* [What is being asked]
Write out word for word each line of the records, beginning at the first and stopping after the line with "y_ticks = [0.0, 0.2, 0.4, 0.6, 0.8, 1.0]". Leave the pictures out.

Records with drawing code
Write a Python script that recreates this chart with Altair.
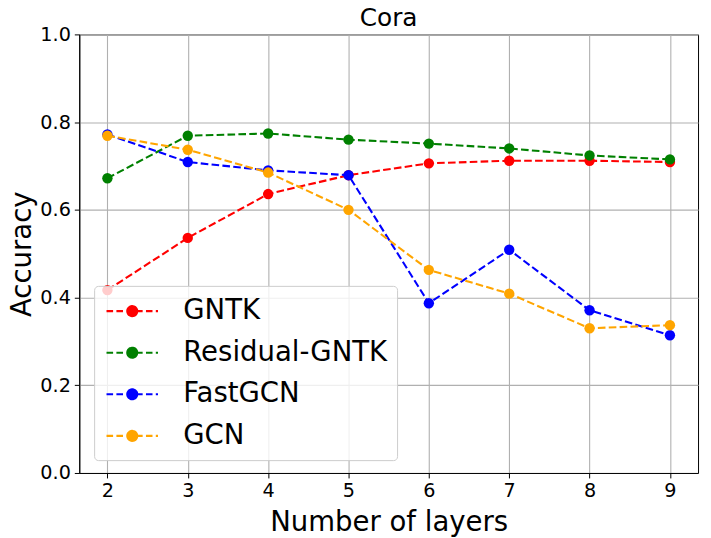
import altair as alt
import pandas as pd

layers_x = [2, 3, 4, 5, 6, 7, 8, 9]
series_names = ["GNTK", "Residual-GNTK", "FastGCN", "GCN"]
series_colors = ["#ff0000", "#008000", "#0000ff", "#ffa500"]
gntk = [0.417, 0.536, 0.636, 0.679, 0.706, 0.712, 0.712, 0.709]
residual_gntk = [0.672, 0.769, 0.774, 0.760, 0.751, 0.740, 0.724, 0.715]
fastgcn = [0.772, 0.709, 0.690, 0.679, 0.387, 0.509, 0.371, 0.314]
gcn = [0.769, 0.737, 0.685, 0.600, 0.463, 0.409, 0.330, 0.337]
y_ticks = [0.0, 0.2, 0.4, 0.6, 0.8, 1.0]

values = [gntk, residual_gntk, fastgcn, gcn]
rows = []
for name, vals in zip(series_names, values):
    for x, v in zip(layers_x, vals):
        rows.append({"layers": x, "acc": v, "series": name})
df = pd.DataFrame(rows)

FONT = "DejaVu Sans"

# legend symbol: dashed line with a filled dot (unit coordinates, 1 unit = 14px)
def circ(r):
    return f"M{r},0A{r},{r} 0 1 0 {-r},0A{r},{r} 0 1 0 {r},0"

sym = ("M-1.857,0L-1.381,0M-1.143,0L-0.667,0M-0.43,0L-0.3,0"
       "M0.3,0L0.75,0M0.99,0L1.46,0M1.70,0L1.857,0"
       + circ(0.36) + circ(0.27) + circ(0.18) + circ(0.09) + circ(0.02))

color_scale = alt.Scale(domain=series_names, range=series_colors)
x_enc = alt.X("layers:Q",
              scale=alt.Scale(domain=[1.65, 9.35], nice=False, zero=False),
              axis=alt.Axis(values=layers_x, format="d", title="Number of layers"))
y_enc = alt.Y("acc:Q",
              scale=alt.Scale(domain=[0, 1], nice=False),
              axis=alt.Axis(values=y_ticks, format=".1f", title="Accuracy"))

legend = alt.Legend(
    title=None, orient="none", legendX=15, legendY=254,
    symbolType=sym, symbolSize=784, symbolStrokeWidth=2.1, symbolDash=[1, 0],
    symbolOffset=13,
    labelFontSize=27.8, labelFont=FONT, labelOffset=36, labelColor="black",
    labelLimit=500, rowPadding=12, padding=10,
    fillColor="rgba(255,255,255,0.8)", strokeColor="#cccccc", cornerRadius=4,
)

layer_list = []
for i, name in enumerate(series_names):
    base = alt.Chart(df).transform_filter(alt.datum.series == name)
    line = base.mark_line(strokeDash=[7.7, 3.3], strokeWidth=2.1).encode(
        x=x_enc, y=y_enc,
        color=alt.Color("series:N", scale=color_scale, legend=legend, sort=series_names),
    )
    pts = base.mark_point(filled=True, size=110, opacity=1, shape="circle").encode(
        x=x_enc, y=y_enc,
        color=alt.Color("series:N", scale=color_scale, legend=None, sort=series_names),
    )
    layer_list += [line, pts]

chart = alt.layer(*layer_list).properties(
    width=625, height=443,
    title=alt.TitleParams("Cora", fontSize=25, font=FONT, fontWeight="normal",
                          color="black", anchor="middle", offset=-7),
    autosize=alt.AutoSizeParams(type="none"),
    padding={"left": 72, "top": 24, "right": 5, "bottom": 63},
).configure_view(
    stroke="black", strokeWidth=1
).configure_axis(
    labelFont=FONT, labelFontSize=19.4, labelColor="black",
    titleFont=FONT, titleFontSize=27.8, titleFontWeight="normal", titleColor="black",
    domainColor="black", domainWidth=1, tickColor="black", tickSize=5, tickWidth=1,
    labelPadding=4, gridColor="#b0b0b0", gridWidth=1.1, gridOpacity=1,
).configure_axisX(titlePadding=9).configure_axisY(titlePadding=3)

chart.save("out.html", embed_options={"renderer": "svg", "actions": False})
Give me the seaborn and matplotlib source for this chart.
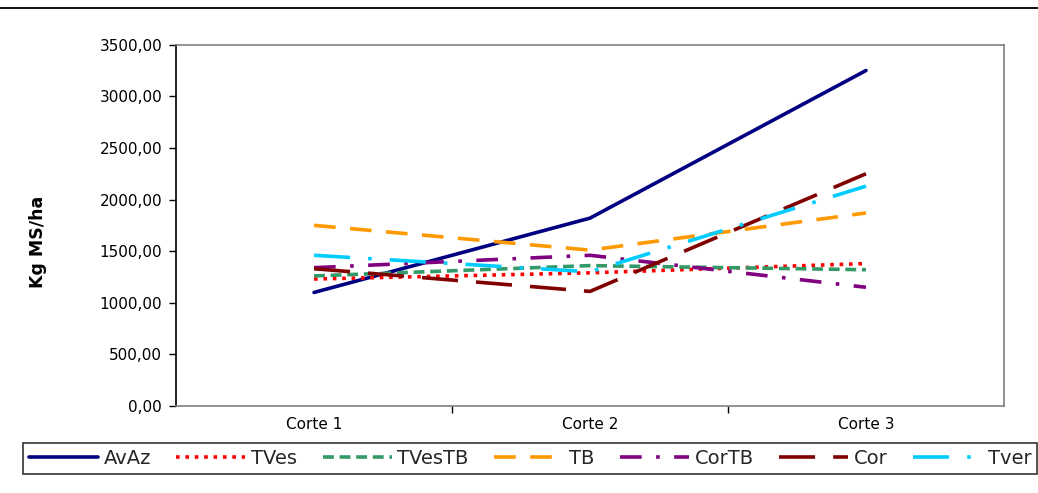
import matplotlib
matplotlib.use("Agg")
import matplotlib.pyplot as plt
import matplotlib.ticker as mticker
from matplotlib.lines import Line2D
import seaborn as sns
import pandas as pd

# Dry matter yield per cut (Kg MS/ha)
cortes = ["Corte 1", "Corte 2", "Corte 3"]
avaz = [1100, 1820, 3250]
tves = [1230, 1290, 1380]
tvestb = [1260, 1360, 1320]
tb = [1750, 1510, 1870]
cortb = [1340, 1460, 1150]
cor = [1330, 1110, 2250]
tver = [1460, 1300, 2130]

series_names = ["AvAz", "TVes", "TVesTB", "TB", "CorTB", "Cor", "Tver"]
series_values = [avaz, tves, tvestb, tb, cortb, cor, tver]

colors = {
    "AvAz": "#000080",
    "TVes": "#FF0000",
    "TVesTB": "#339966",
    "TB": "#FF9900",
    "CorTB": "#800080",
    "Cor": "#800000",
    "Tver": "#00CCFF",
}
dashes = {
    "AvAz": "",
    "TVes": (1, 1.6),
    "TVesTB": (3, 1.6),
    "TB": (6, 4),
    "CorTB": (6, 4, 1, 4),
    "Cor": (10, 5),
    "Tver": (10, 5, 1, 5),
}

rows = []
for name, vals in zip(series_names, series_values):
    for i, v in enumerate(vals):
        rows.append({"pos": i, "corte": cortes[i], "serie": name, "valor": v})
df = pd.DataFrame(rows)

sns.set_theme(style="white")
plt.rcParams["font.family"] = ["DejaVu Sans"]

fig = plt.figure(figsize=(10.38, 4.93), dpi=100)
ax = fig.add_axes([0.1696, 0.1765, 0.7976, 0.7328])

sns.lineplot(data=df, x="pos", y="valor", hue="serie", style="serie",
             palette=colors, dashes=dashes, hue_order=series_names,
             style_order=series_names, linewidth=2.6, ax=ax, legend=False,
             sort=False)

ax.set_xlim(-0.5, 2.5)
ax.set_ylim(0, 3500)
ax.yaxis.set_major_locator(mticker.MultipleLocator(500))
ax.yaxis.set_major_formatter(mticker.FuncFormatter(lambda v, p: f"{v:.2f}".replace(".", ",")))

ax.xaxis.set_major_locator(mticker.FixedLocator([0.5, 1.5]))
ax.xaxis.set_major_formatter(mticker.NullFormatter())
ax.xaxis.set_minor_locator(mticker.FixedLocator([0, 1, 2]))
ax.xaxis.set_minor_formatter(mticker.FixedFormatter(cortes))
ax.tick_params(axis="x", which="major", direction="out", length=5, width=1, color="black", bottom=True)
ax.tick_params(axis="x", which="minor", length=0, labelsize=11, pad=8, colors="black")
ax.tick_params(axis="y", direction="out", length=5, width=1, color="black", left=True,
               labelsize=11, pad=5, labelcolor="black")

ax.set_xlabel("")
ax.set_ylabel("Kg MS/ha", fontsize=12.5, fontweight="bold", color="black")
ax.yaxis.set_label_coords(-0.156, 0.454)

for side in ["top", "right", "bottom"]:
    ax.spines[side].set_color("#808080")
    ax.spines[side].set_linewidth(1.2)
ax.spines["left"].set_color("black")
ax.spines["left"].set_linewidth(1.2)
ax.grid(False)

# Legend below the axes
handles = [Line2D([0], [0], color=colors[n], lw=2.6,
                  linestyle=(0, dashes[n]) if dashes[n] else "-")
           for n in series_names]
leg = fig.legend(handles, series_names, loc="center", ncol=7,
                 bbox_to_anchor=(0.5106, 0.0705), frameon=True, fancybox=False,
                 fontsize=14, handlelength=3.55, handletextpad=0.3,
                 columnspacing=1.3, borderpad=0.3)
leg.get_frame().set_edgecolor("black")
leg.get_frame().set_linewidth(1.2)

# Rule across the top of the figure
fig.add_artist(Line2D([0, 1], [0.983, 0.983], transform=fig.transFigure,
                      color="black", lw=1.3))

fig.savefig("out.png", dpi=100)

* [Response below]
Write a Python script that recreates this chart with Altair.
import altair as alt
import pandas as pd

layers_x = [2, 3, 4, 5, 6, 7, 8, 9]
series_names = ["GNTK", "Residual-GNTK", "FastGCN", "GCN"]
series_colors = ["#ff0000", "#008000", "#0000ff", "#ffa500"]
gntk = [0.417, 0.536, 0.636, 0.679, 0.706, 0.712, 0.712, 0.709]
residual_gntk = [0.672, 0.769, 0.774, 0.760, 0.751, 0.740, 0.724, 0.715]
fastgcn = [0.772, 0.709, 0.690, 0.679, 0.387, 0.509, 0.371, 0.314]
gcn = [0.769, 0.737, 0.685, 0.600, 0.463, 0.409, 0.330, 0.337]
y_ticks = [0.0, 0.2, 0.4, 0.6, 0.8, 1.0]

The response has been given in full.